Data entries
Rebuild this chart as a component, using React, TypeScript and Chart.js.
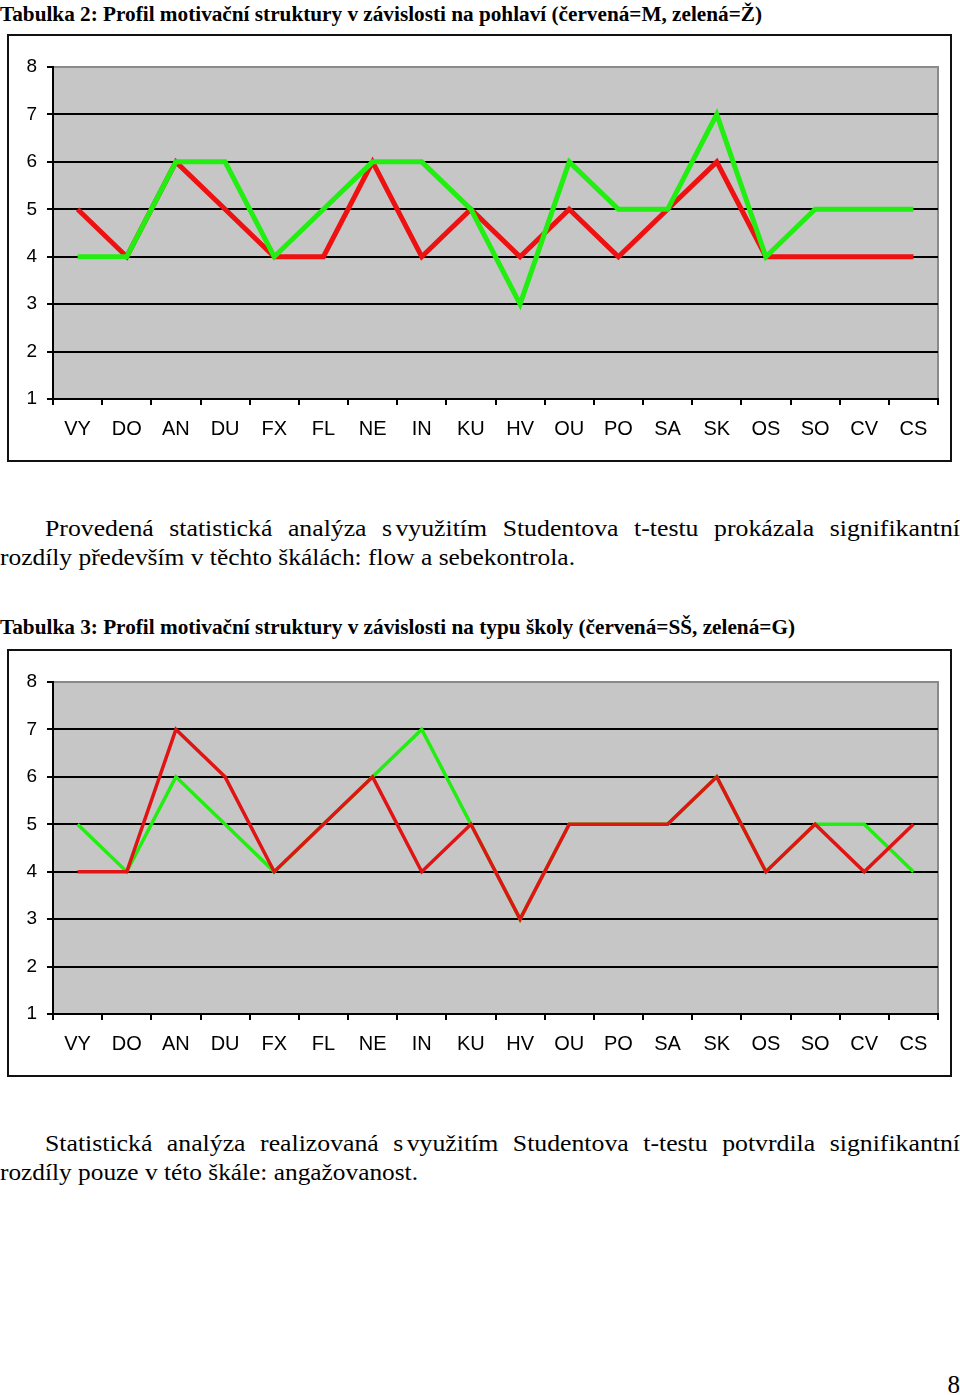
import React, { useEffect, useLayoutEffect, useRef, useState } from 'react';
import { Chart, registerables } from 'chart.js';

Chart.register(...registerables);

// ---------- data ----------
const categories = ['VY', 'DO', 'AN', 'DU', 'FX', 'FL', 'NE', 'IN', 'KU', 'HV', 'OU', 'PO', 'SA', 'SK', 'OS', 'SO', 'CV', 'CS'];
const yTickValues = [1, 2, 3, 4, 5, 6, 7, 8];

// Tabulka 2 (red = M, green = Ž)
const genderMale = [5, 4, 6, 5, 4, 4, 6, 4, 5, 4, 5, 4, 5, 6, 4, 4, 4, 4];
const genderFemale = [4, 4, 6, 6, 4, 5, 6, 6, 5, 3, 6, 5, 5, 7, 4, 5, 5, 5];

// Tabulka 3 (red = SŠ, green = G)
const schoolSS = [4, 4, 7, 6, 4, 5, 6, 4, 5, 3, 5, 5, 5, 6, 4, 5, 4, 5];
const schoolG = [5, 4, 6, 5, 4, 5, 6, 7, 5, 3, 5, 5, 5, 6, 4, 5, 5, 4];

const title2 = 'Tabulka 2: Profil motivační struktury v závislosti na pohlaví (červená=M, zelená=Ž)';
const title3 = 'Tabulka 3: Profil motivační struktury v závislosti na typu školy (červená=SŠ, zelená=G)';
const para1a = 'Provedená statistická analýza s využitím Studentova t-testu prokázala signifikantní';
const para1b = 'rozdíly především v těchto škálách: flow a sebekontrola.';
const para2a = 'Statistická analýza realizovaná s využitím Studentova t-testu potvrdila signifikantní';
const para2b = 'rozdíly pouze v této škále: angažovanost.';
const keepTogether = 's využitím';
const pageNumber = '8';

const RED1 = '#ee1111';
const RED2 = '#e01414';
const GREEN = '#22ee11';

// ---------- chart ----------
const plotBg = {
  id: 'plotBg',
  beforeDraw(chart: any) {
    const { ctx, chartArea: a } = chart;
    ctx.save();
    ctx.fillStyle = '#c6c6c6';
    ctx.fillRect(a.left, a.top, a.right - a.left, a.bottom - a.top);
    ctx.strokeStyle = '#8a8a8a';
    ctx.lineWidth = 2;
    ctx.beginPath();
    ctx.moveTo(a.left, a.top);
    ctx.lineTo(a.right, a.top);
    ctx.lineTo(a.right, a.bottom);
    ctx.stroke();
    ctx.restore();
  },
};

type DS = { data: number[]; color: string; width: number };

function LineChart({ sets, top }: { sets: DS[]; top: number }) {
  const ref = useRef<HTMLCanvasElement>(null);
  useEffect(() => {
    if (!ref.current) return;
    const chart = new Chart(ref.current, {
      type: 'line',
      data: {
        labels: categories,
        datasets: sets.map((s) => ({
          data: s.data,
          borderColor: s.color,
          backgroundColor: s.color,
          borderWidth: s.width,
          pointRadius: 0,
          tension: 0,
          fill: false,
          borderJoinStyle: 'miter' as const,
        })),
      },
      options: {
        responsive: false,
        animation: false,
        events: [],
        layout: { padding: { top: 31, right: 12, left: 0, bottom: 0 } },
        plugins: { legend: { display: false }, tooltip: { enabled: false }, title: { display: false } },
        scales: {
          x: {
            type: 'category',
            offset: true,
            grid: {
              offset: true,
              drawOnChartArea: false,
              drawTicks: true,
              tickLength: 6,
              color: '#000',
              lineWidth: 2,
            },
            border: { display: true, color: '#000', width: 2 },
            ticks: {
              color: '#000',
              padding: 12,
              maxRotation: 0,
              autoSkip: false,
              font: { family: '"Liberation Sans", Arial, sans-serif', size: 20 },
            },
            afterFit: (s: any) => {
              s.height = 61;
            },
          },
          y: {
            type: 'linear',
            min: 1,
            max: 8,
            afterBuildTicks: (s: any) => {
              s.ticks = yTickValues.map((v) => ({ value: v }));
            },
            grid: {
              color: (c: any) => (c.tick && c.tick.value === 8 ? '#8a8a8a' : '#000'),
              tickColor: '#000',
              lineWidth: 2,
              tickLength: 6,
            },
            border: { display: true, color: '#000', width: 2 },
            ticks: {
              color: '#000',
              padding: 10,
              font: { family: '"Liberation Sans", Arial, sans-serif', size: 19 },
            },
            afterFit: (s: any) => {
              s.width = 44;
            },
          },
        },
      },
      plugins: [plotBg],
    });
    return () => chart.destroy();
  }, [sets]);
  return (
    <div
      style={{
        position: 'absolute',
        left: 7,
        top,
        width: 945,
        height: 428,
        border: '2px solid #111',
        boxSizing: 'border-box',
        background: '#fff',
      }}
    >
      <canvas ref={ref} width={941} height={424} style={{ display: 'block' }} />
    </div>
  );
}

// ---------- text ----------
const SERIF = '"Liberation Serif", "Times New Roman", serif';
const STRETCH = 1.12;

function FitLine({
  text,
  left,
  top,
  width,
  size,
  bold,
}: {
  text: string;
  left: number;
  top: number;
  width: number;
  size: number;
  bold?: boolean;
}) {
  const ref = useRef<HTMLSpanElement>(null);
  const [scale, setScale] = useState(1);
  useLayoutEffect(() => {
    if (!ref.current) return;
    const w = ref.current.getBoundingClientRect().width;
    if (w > 0) setScale(width / w);
  }, [text, width]);
  return (
    <div
      style={{
        position: 'absolute',
        left,
        top,
        fontFamily: SERIF,
        fontSize: size,
        lineHeight: 1,
        fontWeight: bold ? 'bold' : 'normal',
        color: '#000',
        whiteSpace: 'nowrap',
        transform: `scaleX(${scale})`,
        transformOrigin: 'left top',
      }}
    >
      <span ref={ref}>{text}</span>
    </div>
  );
}

function JustLine({ text, left, top, width, size }: { text: string; left: number; top: number; width: number; size: number }) {
  const parts = text.split(keepTogether);
  return (
    <div
      style={{
        position: 'absolute',
        left,
        top,
        width: width / STRETCH,
        fontFamily: SERIF,
        fontSize: size,
        lineHeight: 1,
        color: '#000',
        textAlign: 'justify',
        textAlignLast: 'justify' as any,
        transform: `scaleX(${STRETCH})`,
        transformOrigin: 'left top',
      }}
    >
      {parts.length === 2 ? (
        <>
          {parts[0]}
          <span style={{ display: 'inline-block', whiteSpace: 'pre', wordSpacing: '-0.12em' }}>{keepTogether}</span>
          {parts[1]}
        </>
      ) : (
        text
      )}
    </div>
  );
}

const chart1Sets: DS[] = [
  { data: genderFemale, color: GREEN, width: 5 },
  { data: genderMale, color: RED1, width: 5 },
];
const chart2Sets: DS[] = [
  { data: schoolSS, color: RED2, width: 3.5 },
  { data: schoolG, color: GREEN, width: 3.5 },
];

export default function App() {
  return (
    <div style={{ position: 'absolute', left: 0, top: 0, width: 960, height: 1395, background: '#fff', overflow: 'hidden' }}>
      <FitLine text={title2} left={0} top={4} width={762} size={20} bold />
      <LineChart sets={chart1Sets} top={34} />
      <JustLine text={para1a} left={45} top={517} width={915} size={23} />
      <FitLine text={para1b} left={0} top={546} width={575} size={23} />
      <FitLine text={title3} left={0} top={616} width={795} size={22} bold />
      <LineChart sets={chart2Sets} top={649} />
      <JustLine text={para2a} left={45} top={1132} width={915} size={23} />
      <FitLine text={para2b} left={0} top={1161} width={418} size={23} />
      <div
        style={{
          position: 'absolute',
          right: 0,
          top: 1372,
          fontFamily: SERIF,
          fontSize: 25,
          lineHeight: 1,
          color: '#000',
        }}
      >
        {pageNumber}
      </div>
    </div>
  );
}
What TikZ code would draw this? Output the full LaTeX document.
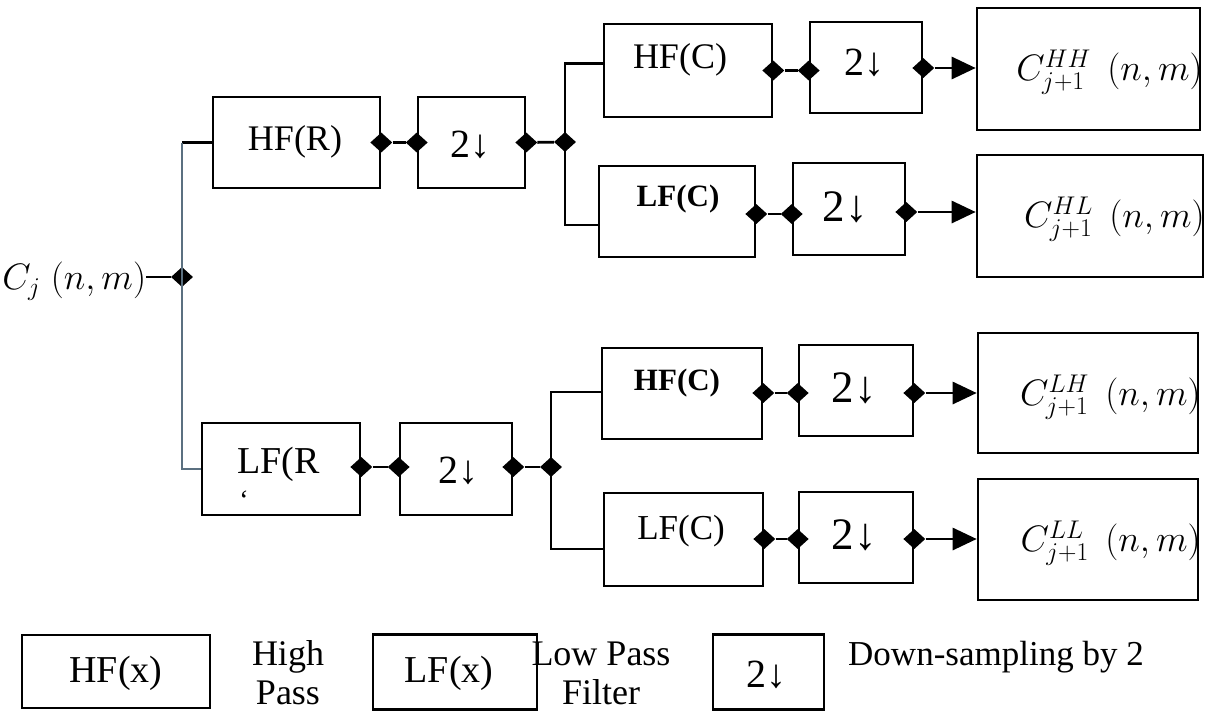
\documentclass[tikz,border=0pt]{standalone}
\usepackage{fontspec}
\setmainfont{Liberation Serif}
\usetikzlibrary{shapes.geometric,arrows.meta,calc}
\definecolor{slate}{HTML}{5B7080}
\begin{document}
\begin{tikzpicture}[x=1pt,y=-1pt,
  box/.style={draw=black,line width=2.6pt,rectangle,inner sep=0pt},
  dia/.style={diamond,fill=black,draw=none,inner sep=0pt,minimum width=22pt,minimum height=20pt},
  wire/.style={line width=2.8pt,draw=black},
  gwire/.style={line width=2.8pt,draw=slate},
  arr/.style={line width=2.8pt,draw=black,-{Triangle[length=24pt,width=22pt]}},
  lbl/.style={font=\fontsize{36}{40}\selectfont,inner sep=0pt},
  blbl/.style={font=\fontsize{31}{34}\selectfont\bfseries,inner sep=0pt},
  dsa/.style={font=\fontsize{40}{44}\selectfont,inner sep=0pt},
  dsb/.style={font=\fontsize{45}{48}\selectfont,inner sep=0pt},
  mth/.style={font=\fontsize{24}{28}\selectfont,inner sep=0pt,scale=1.48},
  leg/.style={font=\fontsize{36}{39}\selectfont,inner sep=0pt,align=center},
]
\useasboundingbox[fill=white] (0,0) rectangle (1207,713);

% ---------- input ----------
\node[mth,anchor=west] (cj) at (2,281) {$C_j\;(n,m)$};
\node[dia] (j0) at (182,277) {};

% ---------- upper branch (rows) ----------
\node[box,minimum width=167pt,minimum height=91pt] (hfr) at (296.5,142.5) {};
\node[lbl] (thfr) at (295,142) {HF(R)};
\node[box,minimum width=107pt,minimum height=91pt] (ds1) at (471.5,142.5) {};
\node[dsa] (tds1) at (470,145) {2↓};
\node[dia] (d1) at (hfr.east) {};
\node[dia] (d2) at (ds1.west) {};
\node[dia] (d3) at (ds1.east) {};
\node[dia] (j1) at (565,142) {};

\node[box,minimum width=168pt,minimum height=93pt] (hfc1) at (688,70.5) {};
\node[lbl] (thfc1) at (680,60) {HF(C)};
\node[box,minimum width=112pt,minimum height=91pt] (ds2) at (866,67.5) {};
\node[dsa] (tds2) at (864,63) {2↓};
\node[box,minimum width=223pt,minimum height=122pt] (hh) at (1088.5,69) {};
\node[mth,anchor=east] (thh) at (1203,72) {$C^{HH}_{j+1}\;\,(n,m)$};
\node[dia] (d4) at (hfc1.east) {};
\node[dia] (d5) at (ds2.west |- d4) {};
\node[dia] (d6) at (ds2.east |- 0,68) {};

\node[box,minimum width=156pt,minimum height=91pt] (lfc1) at (677,211.5) {};
\node[blbl] (tlfc1) at (678,199) {LF(C)};
\node[box,minimum width=112pt,minimum height=92pt] (ds3) at (849,209) {};
\node[dsb] (tds3) at (845,207) {2↓};
\node[box,minimum width=226pt,minimum height=122pt] (hl) at (1090,216) {};
\node[mth,anchor=east] (thl) at (1205,219) {$C^{HL}_{j+1}\;\,(n,m)$};
\node[dia] (d7) at (lfc1.east |- 0,214) {};
\node[dia] (d8) at (ds3.west |- 0,214) {};
\node[dia] (d9) at (ds3.east |- 0,212) {};

% ---------- lower branch ----------
\node[box,minimum width=158pt,minimum height=92pt] (lfr) at (281,469) {};
\node[lbl,font=\fontsize{38}{40}\selectfont,anchor=west] (tlfr) at (237,464) {LF(R};
\node[font=\fontsize{28}{30}\selectfont,inner sep=0pt] (tlfrm) at (244,500) {`};
\node[box,minimum width=112pt,minimum height=92pt] (ds4) at (456,469) {};
\node[dsa] (tds4) at (458,471) {2↓};
\node[dia] (d10) at (lfr.east |- 0,467) {};
\node[dia] (d11) at (ds4.west |- 0,467) {};
\node[dia] (d12) at (ds4.east |- 0,467) {};
\node[dia] (j2) at (551,467) {};

\node[box,minimum width=160pt,minimum height=91pt] (hfc2) at (682,393.5) {};
\node[blbl] (thfc2) at (677,383) {HF(C)};
\node[box,minimum width=114pt,minimum height=91pt] (ds5) at (856,390.5) {};
\node[dsb] (tds5) at (854,388) {2↓};
\node[box,minimum width=220pt,minimum height=120pt] (lh) at (1088,393) {};
\node[mth,anchor=east] (tlh) at (1201,397) {$C^{LH}_{j+1}\;\,(n,m)$};
\node[dia] (d13) at (hfc2.east |- 0,393) {};
\node[dia] (d14) at (ds5.west |- 0,393) {};
\node[dia] (d15) at (ds5.east |- 0,393) {};

\node[box,minimum width=159pt,minimum height=93pt] (lfc2) at (683.5,539.5) {};
\node[lbl,font=\fontsize{35}{38}\selectfont] (tlfc2) at (681,531) {LF(C)};
\node[box,minimum width=114pt,minimum height=91pt] (ds6) at (856,537.5) {};
\node[dsb] (tds6) at (854,535) {2↓};
\node[box,minimum width=220pt,minimum height=121pt] (ll) at (1088,539.5) {};
\node[mth,anchor=east] (tll) at (1201,543) {$C^{LL}_{j+1}\;\,(n,m)$};
\node[dia] (d16) at (lfc2.east |- 0,539) {};
\node[dia] (d17) at (ds6.west |- 0,539) {};
\node[dia] (d18) at (ds6.east |- 0,539) {};

% ---------- connectors ----------
\draw[wire] (cj.east |- j0) -- (j0);
\draw[wire] (hfr.west) -- (hfr.west -| j0);
\draw[gwire] (hfr.west -| j0) -- (lfr.west -| j0) -- (lfr.west);

\draw[wire] (d1) -- (d2);
\draw[wire] (d3) -- (j1);
\draw[wire] ([yshift=7pt]hfc1.west) -- ([yshift=7pt]hfc1.west -| j1) -- ([yshift=-13.5pt]lfc1.west -| j1) -- ([yshift=-13.5pt]lfc1.west);
\draw[wire] (d4) -- (d5);
\draw[arr] (d6) -- (d6 -| hh.west);
\draw[wire] (d7) -- (d8);
\draw[arr] (d9) -- (d9 -| hl.west);

\draw[wire] (d10) -- (d11);
\draw[wire] (d12) -- (j2);
\draw[wire] ([yshift=1.5pt]hfc2.west) -- ([yshift=1.5pt]hfc2.west -| j2) -- ([yshift=-9.5pt]lfc2.west -| j2) -- ([yshift=-9.5pt]lfc2.west);
\draw[wire] (d13) -- (d14);
\draw[arr] (d15) -- (d15 -| lh.west);
\draw[wire] (d16) -- (d17);
\draw[arr] (d18) -- (d18 -| ll.west);

% ---------- legend ----------
\node[box,minimum width=188pt,minimum height=73pt] (lg1) at (116,671.5) {};
\node[lbl,font=\fontsize{38}{40}\selectfont] (tlg1) at (116,673) {HF(x)};
\node[leg] (tlg2) at (288,673) {High\\Pass};
\node[box,minimum width=164pt,minimum height=75pt] (lg3) at (455,672) {};
\node[lbl,font=\fontsize{38}{40}\selectfont] (tlg3) at (449,673) {LF(x)};
\node[leg] (tlg4) at (601,673) {Low Pass\\Filter};
\node[box,minimum width=111pt,minimum height=75pt] (lg5) at (768.5,672) {};
\node[dsa] (tlg5) at (766,675) {2↓};
\node[font=\fontsize{35}{38}\selectfont,inner sep=0pt,anchor=west] (tlg6) at (848,657) {Down-sampling by 2};
\end{tikzpicture}
\end{document}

| The problem |
Pictures in the material above should be skipped; print exactly the lines from the one with "What TikZ code" through the one with "(j1) at (565,142)".

| Exercise response |
What TikZ code would draw this? Output the full LaTeX document.
\documentclass[tikz,border=0pt]{standalone}
\usepackage{fontspec}
\setmainfont{Liberation Serif}
\usetikzlibrary{shapes.geometric,arrows.meta,calc}
\definecolor{slate}{HTML}{5B7080}
\begin{document}
\begin{tikzpicture}[x=1pt,y=-1pt,
  box/.style={draw=black,line width=2.6pt,rectangle,inner sep=0pt},
  dia/.style={diamond,fill=black,draw=none,inner sep=0pt,minimum width=22pt,minimum height=20pt},
  wire/.style={line width=2.8pt,draw=black},
  gwire/.style={line width=2.8pt,draw=slate},
  arr/.style={line width=2.8pt,draw=black,-{Triangle[length=24pt,width=22pt]}},
  lbl/.style={font=\fontsize{36}{40}\selectfont,inner sep=0pt},
  blbl/.style={font=\fontsize{31}{34}\selectfont\bfseries,inner sep=0pt},
  dsa/.style={font=\fontsize{40}{44}\selectfont,inner sep=0pt},
  dsb/.style={font=\fontsize{45}{48}\selectfont,inner sep=0pt},
  mth/.style={font=\fontsize{24}{28}\selectfont,inner sep=0pt,scale=1.48},
  leg/.style={font=\fontsize{36}{39}\selectfont,inner sep=0pt,align=center},
]
\useasboundingbox[fill=white] (0,0) rectangle (1207,713);

% ---------- input ----------
\node[mth,anchor=west] (cj) at (2,281) {$C_j\;(n,m)$};
\node[dia] (j0) at (182,277) {};

% ---------- upper branch (rows) ----------
\node[box,minimum width=167pt,minimum height=91pt] (hfr) at (296.5,142.5) {};
\node[lbl] (thfr) at (295,142) {HF(R)};
\node[box,minimum width=107pt,minimum height=91pt] (ds1) at (471.5,142.5) {};
\node[dsa] (tds1) at (470,145) {2↓};
\node[dia] (d1) at (hfr.east) {};
\node[dia] (d2) at (ds1.west) {};
\node[dia] (d3) at (ds1.east) {};
\node[dia] (j1) at (565,142) {};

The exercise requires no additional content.